On Wednesday, 12 September 2018 at 08:09:46 UTC, Joakim wrote:
I don't think there's a "dedicated team" for any platform that
D runs on, so we don't have "first class support" for any
platform then.
But ARM (Android/iOS) has always been treated worse than a
stepchild by D devs. No interest whatsoever, leave it to the LDC
guys...
D is largely a volunteer effort: if that's not enough, maybe D
isn't right for you. This isn't Kotlin or Swift, where one of
the largest companies in the world puts full-time devs on the
language and gives everything away for free because it suits
their agenda.
In Apple's case, that means Swift doesn't really support
Android and definitely doesn't support Android/AArch64, because
putting full-time devs on getting Swift working well with
Android doesn't suit their agenda of pushing iOS:
Swift locks you in too much.
Kotlin is becoming more cross-platform now since google is more
cross-platform, but then you're depending on google continually
funding development on an OSS project, which they've backed out
of before:
https://arstechnica.com/gadgets/2018/07/googles-iron-grip-on-android-controlling-open-source-by-any-means-necessary/
I don't fault google for making those choices, as nobody has a
right to their OSS contributions, but it is something to
consider when using any platform, and even more so for an OSS
project: who is funding this and why? Will their model be
sustainable?
There are no easy answers here: if you want a free-priced, OSS
toolchain, you're going to be marching to the beat of someone's
drum.
We all understand that. But often you don't get to choose. If the
user wants an app for Android/iOS what you're gonna tell him or
her? "I'm not marching to the beat of Google's drum."?
Also, having no or no smooth support for something doesn't make
the D community "rebels".
As for ongoing maintenance, Android/ARM was done years ago and
hasn't taken much in the way of maintenance to keep most of the
stdlib/dmd tests passing, so I don't think that's much of an
issue.
Just to make sure it all works. The less work the better.
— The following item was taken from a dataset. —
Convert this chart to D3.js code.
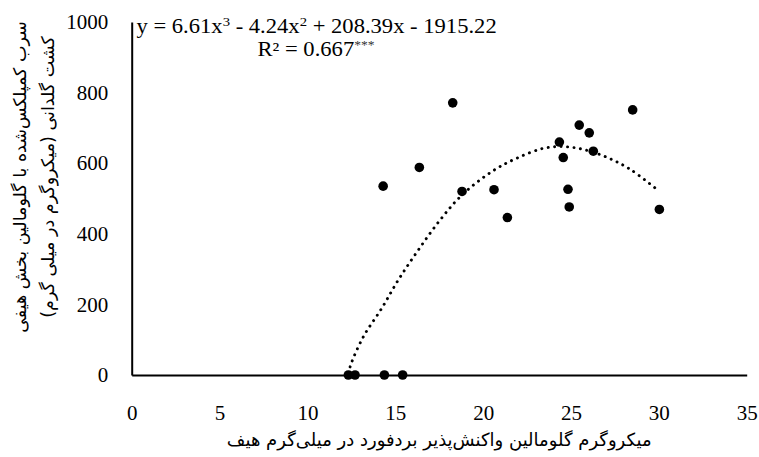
<!DOCTYPE html>
<html>
<head>
<meta charset="utf-8">
<script src="https://cdn.jsdelivr.net/npm/d3@7"></script>
<style>
    body { margin: 0; background: #fff; }
    svg { display: block; }
    .latin { font-family: 'Liberation Serif', 'Times New Roman', Times, serif; }
    .persian { font-family: 'DejaVu Sans', sans-serif; }
</style>
</head>
<body>
<div id="chart"></div>
<script>
// measured points (glomalin vs Pb)
const xValues = [12.33, 12.71, 14.38, 15.42, 18.27, 28.51, 25.47, 26.04, 24.34, 26.27,
                 24.56, 16.37, 14.31, 18.80, 20.62, 24.83, 24.90, 30.03, 21.38];
const yValues = [0, 0, 0, 0, 771, 751, 708, 686, 660, 634,
                 616, 588, 535, 520, 525, 526, 476, 469, 446];

// dotted trend line
const trendX = [12.35, 12.46, 13.18, 14.23, 15.17, 16.31, 17.55, 18.80, 20.58, 21.91,
                23.42, 24.56, 25.70, 27.03, 28.36, 29.88];
const trendY = [5, 28, 108, 189, 269, 354, 439, 510, 579, 614,
                642, 647, 639, 617, 583, 526];

const xTicks = [0, 5, 10, 15, 20, 25, 30, 35];
const yTicks = [0, 200, 400, 600, 800, 1000];

const xTitle = 'میکروگرم گلومالین واکنش‌پذیر بردفورد در میلی‌گرم هیف';
const yTitleLines = ['سرب کمپلکس‌شده با گلومالین بخش هیفی', 'کشت گلدانی (میکروگرم در میلی گرم)'];

const margin = { top: 22, right: 12.3, bottom: 82, left: 131.7 };
const width = 759 - margin.left - margin.right;
const height = 457 - margin.top - margin.bottom;

const svg = d3.select('#chart').append('svg')
    .attr('width', 759)
    .attr('height', 457);

const chart = svg.append('g')
    .attr('transform', `translate(${margin.left}, ${margin.top})`);

const x = d3.scaleLinear().domain([0, 35]).range([0, width]);
const y = d3.scaleLinear().domain([0, 1000]).range([height, 0]);

const xAxis = chart.append('g')
    .attr('transform', `translate(0, ${height})`)
    .call(d3.axisBottom(x).tickValues(xTicks).tickFormat(d3.format('d')).tickSize(0).tickPadding(30));

const yAxis = chart.append('g')
    .call(d3.axisLeft(y).tickValues(yTicks).tickFormat(d3.format('d')).tickSize(0).tickPadding(23.4));

[xAxis, yAxis].forEach(a => {
    a.attr('font-family', null).attr('font-size', null).attr('class', 'latin');
    a.select('.domain').attr('stroke', '#000').attr('stroke-width', 2);
    a.selectAll('text')
        .attr('fill', '#000')
        .style('font-size', '21px');
});

// trend line
const trend = trendX.map((d, i) => [d, trendY[i]]);
chart.append('path')
    .datum(trend)
    .attr('fill', 'none')
    .attr('stroke', '#000')
    .attr('stroke-width', 2.9)
    .attr('stroke-linecap', 'round')
    .attr('stroke-dasharray', '0.1 6.4')
    .attr('d', d3.line().x(d => x(d[0])).y(d => y(d[1])).curve(d3.curveCatmullRom));

chart.append('g').selectAll('circle')
    .data(xValues.map((d, i) => [d, yValues[i]]))
    .join('circle')
    .attr('cx', d => x(d[0]))
    .attr('cy', d => y(d[1]))
    .attr('r', 4.8)
    .attr('fill', '#000');

// equation (the source text is a bit wider than plain Times)
const eq = svg.append('g')
    .attr('transform', 'translate(136.5, 32.5) scale(1.13, 1)')
    .append('text')
    .attr('class', 'latin')
    .style('font-size', '20px')
    .attr('fill', '#000');
eq.append('tspan').text('y = 6.61x');
eq.append('tspan').text('3').attr('dy', -7).style('font-size', '13px');
eq.append('tspan').text(' - 4.24x').attr('dy', 7);
eq.append('tspan').text('2').attr('dy', -7).style('font-size', '13px');
eq.append('tspan').text(' + 208.39x - 1915.22').attr('dy', 7);

const r2 = svg.append('g')
    .attr('transform', 'translate(316, 56) scale(1.13, 1)')
    .append('text')
    .attr('class', 'latin')
    .attr('text-anchor', 'middle')
    .style('font-size', '20px')
    .attr('fill', '#000');
r2.append('tspan').text('R² = 0.667');
r2.append('tspan').text('***').attr('dy', -7).style('font-size', '12px').attr('fill', '#333');

// axis titles
svg.append('text')
    .attr('class', 'persian')
    .attr('x', margin.left + width / 2)
    .attr('y', 446)
    .attr('text-anchor', 'middle')
    .attr('direction', 'rtl')
    .style('font-size', '18px')
    .text(xTitle);

const yTitle = svg.append('text')
    .attr('class', 'persian')
    .attr('transform', 'translate(26, 177) rotate(-90)')
    .attr('text-anchor', 'middle')
    .attr('direction', 'rtl')
    .style('font-size', '17.5px');
yTitleLines.forEach((t, i) => {
    yTitle.append('tspan')
        .attr('x', 0)
        .attr('y', i * 28)
        .text(t);
});
</script>
</body>
</html>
btw, it was a thread _you_ started that finally spurred me to
begin this Android port five years back, though I'd enquired
about and had been considering it earlier:
https://forum.dlang.org/thread/yhulkqvlwnxjklnog...@forum.dlang.org
Ha ha! I know and you picked up on it. Thank you very much, it's
much appreciated. But look at the date: November 2013 (!) and
we're still talking about it while others have overtaken D in
this respect. 5 years + the founding of the D Language
Foundation. Sometimes it's good to think outside the box a little
and see what's going on around you. It's not just fancy ranges
and allocators. The software has to actually run somewhere.